The escalating violence comes at a time when Gaza's economy has been hit hard. In the face of crippling international sanctions, the Hamas-led Palestinian government has collected millions of dollars to keep the government operating on fundraising trips to other countries in the region.

The United States and the European Union, which had provided millions each year to keep the Palestinian Authority afloat, cut off money after Hamas won elections in January and took over the government. Hamas has refused to recognize Israel's right to exist.

It has been designated a terrorist organization by the United States and the European Union.

The killing of the Balousheh children triggered an escalation in political violence. Two days later a local Hamas militia leader was shot dead on his way to work.

Tensions grew on Thursday night when gunmen opened fire on the convoy of Prime Minister Haniya as he was returning from Egypt to Gaza. The prime minister's son was wounded in the attack, and one of his personal bodyguards was killed.

Hamas blamed Fatah for the attack, demanding that Abbas take immediate and harsh action against his own security forces.

Hamas on Friday staged a show of force calling tens of thousands of supporters onto the streets of Gaza City. Armed Hamas militants stood guard at street corners wearing black masks pulled down over their faces. (Full story)

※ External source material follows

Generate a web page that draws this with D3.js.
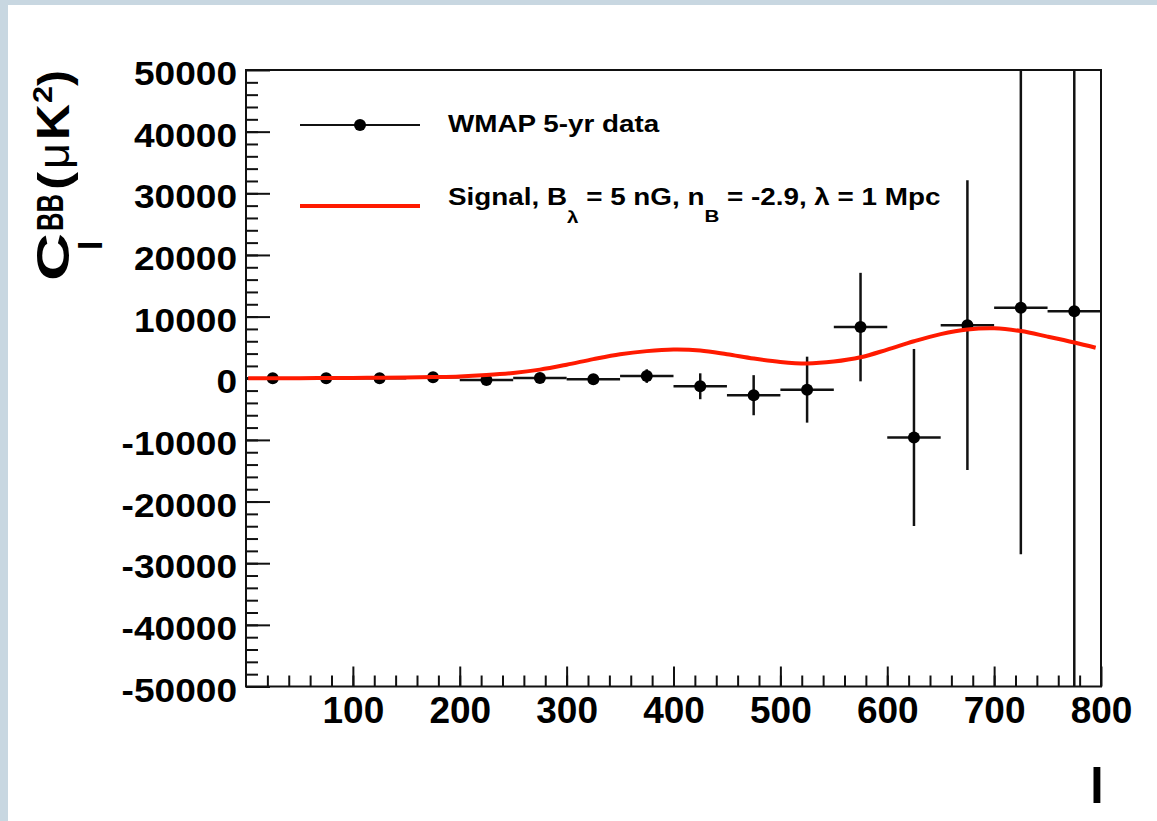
<!DOCTYPE html>
<html>
<head>
<meta charset="utf-8">
<script src="https://cdn.jsdelivr.net/npm/d3@7"></script>
<style>
  html, body { margin: 0; padding: 0; background: #c8d7e1; }
  svg { display: block; }
</style>
</head>
<body>
<div id="chart"></div>
<script>
// WMAP 5-yr data points (bin centres, value, vertical error)
const ell = [25, 75, 125, 175, 225, 275, 325, 375, 425, 475, 525, 575, 625, 675, 725, 775];
const clBB = [0, 0, 0, 150, -300, 50, -150, 350, -1300, -2750, -1850, 8300, -9600, 8600, 11450, 10850];
const clErr = [400, 400, 400, 450, 500, 600, 700, 1100, 2100, 3250, 5350, 8800, 14350, 23500, 40000, 75000];
const binHalf = 25;

// Signal curve
const sigEll = [2, 25, 50, 75, 100, 125, 150, 175, 200, 225, 250, 275, 300, 325, 350, 375, 400,
  425, 450, 475, 500, 525, 550, 575, 600, 625, 650, 675, 700, 725, 750, 775, 795];
const sigCl = [0, 10, 20, 40, 60, 90, 130, 200, 300, 520, 850, 1400, 2200, 3100, 3900, 4400, 4650,
  4500, 3900, 3200, 2650, 2400, 2700, 3400, 4650, 6000, 7150, 7900, 8100, 7650, 6750, 5800, 4950];

// Axis ticks
const xMajor = [100, 200, 300, 400, 500, 600, 700, 800];
const yMajor = [50000, 40000, 30000, 20000, 10000, 0, -10000, -20000, -30000, -40000, -50000];

const legendLabels = ["WMAP 5-yr data", "Signal"];

const svgWidth = 1157;
const svgHeight = 821;
const margin = { top: 70, right: 56, bottom: 134.5, left: 246 };
const chartWidth = svgWidth - margin.left - margin.right;
const chartHeight = svgHeight - margin.top - margin.bottom;

const font = "'Liberation Sans', Arial, Helvetica, sans-serif";

const svg = d3.select("#chart")
  .append("svg")
  .attr("width", svgWidth)
  .attr("height", svgHeight);

// white page on the blue backdrop
svg.append("rect")
  .attr("x", 8).attr("y", 5)
  .attr("width", svgWidth - 8).attr("height", svgHeight - 5)
  .attr("fill", "#ffffff");

const chartGroup = svg.append("g")
  .attr("transform", `translate(${margin.left}, ${margin.top})`);

const xScale = d3.scaleLinear().domain([0, 800]).range([0, chartWidth]);
const yScale = d3.scaleLinear().domain([-50000, 50000]).range([chartHeight, 0]);

// minor ticks
chartGroup.append("g")
  .attr("transform", `translate(0, ${chartHeight})`)
  .call(d3.axisBottom(xScale).tickValues(d3.range(20, 800, 20)).tickSize(-11).tickFormat(""))
  .call(g => g.select(".domain").remove());

chartGroup.append("g")
  .call(d3.axisLeft(yScale).tickValues(d3.range(-48000, 50000, 2000)).tickSize(-12).tickFormat(""))
  .call(g => g.select(".domain").remove());

// major ticks + labels (plain hyphen for negatives, like the original)
const xAxis = chartGroup.append("g")
  .attr("transform", `translate(0, ${chartHeight})`)
  .call(d3.axisBottom(xScale).tickValues(xMajor).tickSize(-20).tickPadding(0).tickFormat(d => String(d)))
  .call(g => g.select(".domain").remove());

xAxis.selectAll("text")
  .attr("y", 36.5).attr("dy", 0)
  .attr("fill", "#000")
  .style("font-family", font).style("font-weight", "bold").style("font-size", "37px");

const yAxis = chartGroup.append("g")
  .call(d3.axisLeft(yScale).tickValues(yMajor).tickSize(-24).tickPadding(9).tickFormat(d => String(d)))
  .call(g => g.select(".domain").remove());

yAxis.selectAll("text")
  .attr("dy", "0.43em")
  .attr("fill", "#000")
  .style("font-family", font).style("font-weight", "bold").style("font-size", "34px")
  .each(function() {
    const w = this.getComputedTextLength();
    d3.select(this).attr("textLength", w * 1.09).attr("lengthAdjust", "spacingAndGlyphs");
  });

chartGroup.selectAll(".tick line").attr("stroke", "#111").attr("stroke-width", 2);

// clip for the error bars
svg.append("defs").append("clipPath").attr("id", "plotClip")
  .append("rect").attr("width", chartWidth).attr("height", chartHeight);

const data = ell.map((l, i) => ({ l: l, v: clBB[i], e: clErr[i] }));

const points = chartGroup.append("g").attr("clip-path", "url(#plotClip)");

points.selectAll(".hbar")
  .data(data).enter().append("line")
  .attr("x1", d => xScale(d.l - binHalf))
  .attr("x2", d => xScale(d.l + binHalf))
  .attr("y1", d => yScale(d.v))
  .attr("y2", d => yScale(d.v))
  .attr("stroke", "#111").attr("stroke-width", 2.5);

points.selectAll(".vbar")
  .data(data).enter().append("line")
  .attr("x1", d => xScale(d.l))
  .attr("x2", d => xScale(d.l))
  .attr("y1", d => yScale(d.v - d.e))
  .attr("y2", d => yScale(d.v + d.e))
  .attr("stroke", "#111").attr("stroke-width", 2.5);

points.selectAll("circle")
  .data(data).enter().append("circle")
  .attr("cx", d => xScale(d.l))
  .attr("cy", d => yScale(d.v))
  .attr("r", 6)
  .attr("fill", "#000");

// signal curve
const signal = sigEll.map((l, i) => ({ l: l, v: sigCl[i] }));
const line = d3.line()
  .x(d => xScale(d.l))
  .y(d => yScale(d.v))
  .curve(d3.curveCatmullRom.alpha(0.5));

chartGroup.append("path")
  .datum(signal)
  .attr("d", line)
  .attr("fill", "none")
  .attr("stroke", "#ff1a00")
  .attr("stroke-width", 4);

// frame
chartGroup.append("rect")
  .attr("width", chartWidth).attr("height", chartHeight)
  .attr("fill", "none").attr("stroke", "#111").attr("stroke-width", 2);

// legend
const legend = svg.append("g");
legend.append("line")
  .attr("x1", 300).attr("x2", 420).attr("y1", 125).attr("y2", 125)
  .attr("stroke", "#111").attr("stroke-width", 2);
legend.append("circle")
  .attr("cx", 360).attr("cy", 125).attr("r", 6).attr("fill", "#000");
legend.append("text")
  .attr("transform", "translate(448, 132) scale(1.21, 1)")
  .style("font-family", font).style("font-weight", "bold").style("font-size", "23px")
  .text(legendLabels[0]);

legend.append("line")
  .attr("x1", 300).attr("x2", 420).attr("y1", 206).attr("y2", 206)
  .attr("stroke", "#ff1a00").attr("stroke-width", 4);
const sigText = legend.append("text")
  .attr("transform", "translate(448, 205) scale(1.21, 1)")
  .style("font-family", font).style("font-weight", "bold").style("font-size", "23px");
sigText.append("tspan").text(legendLabels[1] + ", B");
sigText.append("tspan").attr("dy", 18).style("font-size", "17px").text("λ");
sigText.append("tspan").attr("dy", -18).text(" = 5 nG, n");
sigText.append("tspan").attr("dy", 17).style("font-size", "17px").text("B");
sigText.append("tspan").attr("dy", -17).text(" = -2.9, λ = 1 Mpc");

// axis titles
svg.append("text")
  .attr("x", 1104).attr("y", 803)
  .attr("text-anchor", "end")
  .style("font-family", font).style("font-weight", "bold").style("font-size", "50px")
  .text("l");

// y title, built piece by piece in the rotated frame
const yTitle = svg.append("g")
  .attr("transform", "translate(69, 281) rotate(-90)")
  .style("font-family", font).style("font-weight", "bold");

const titlePart = (txt, x, y, size, len, weight) => {
  const t = yTitle.append("text")
    .attr("x", x).attr("y", y)
    .style("font-size", size + "px")
    .style("font-weight", weight || "bold")
    .text(txt);
  if (len) t.attr("textLength", len).attr("lengthAdjust", "spacingAndGlyphs");
  return t;
};

titlePart("C", 0, 0, 46, 48);
titlePart("l", 31, 33, 34);
titlePart("BB", 50, -6, 36, 37);
titlePart("(", 91, 0, 44, 18);
titlePart("μ", 112, 0, 44, 26, "normal");
titlePart("K", 141, 0, 46, 36);
titlePart("2", 178, -17, 28, 17);
titlePart(")", 195, 0, 44, 16);
</script>
</body>
</html>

A senior Hamas leader, Foreign Minister Mahmoud Zahar, told CNN that Hamas would continue to deploy its own forces to quell the violence and oppose anyone who challenged Hamas' authority.

"We have the popular power. Ask any one of the people on the street. We have the military power. We have the moral power." Zahar said.

Palestinians are now bracing themselves for the possibility of still more turbulence. Despite the rising tensions, government officials say Abbas will press ahead with a Saturday speech calling for early elections in an attempt to break the political impasse with Hamas.

Hamas has rejected the idea, saying Abbas does not have the legal authority.

"If he is tired, he should resign. And we will help to run an election for president," Zahar said. "But in speaking about elections for the legislative council, he has no role whatsoever."

Many Palestinians are shocked and dismayed at the internecine bloodshed that has stained the streets of Gaza, but few expect the killing to end. The brutal murder of the Balousheh children, in particular, has touched a nerve with the Palestinian public.

As hundreds gathered at the Balousheh home to mourn, one grieving woman said, "I am sure that whoever killed these children came to this house to offer condolences. We must find out who did this."

She cried, "Why are we Palestinians killing each other?"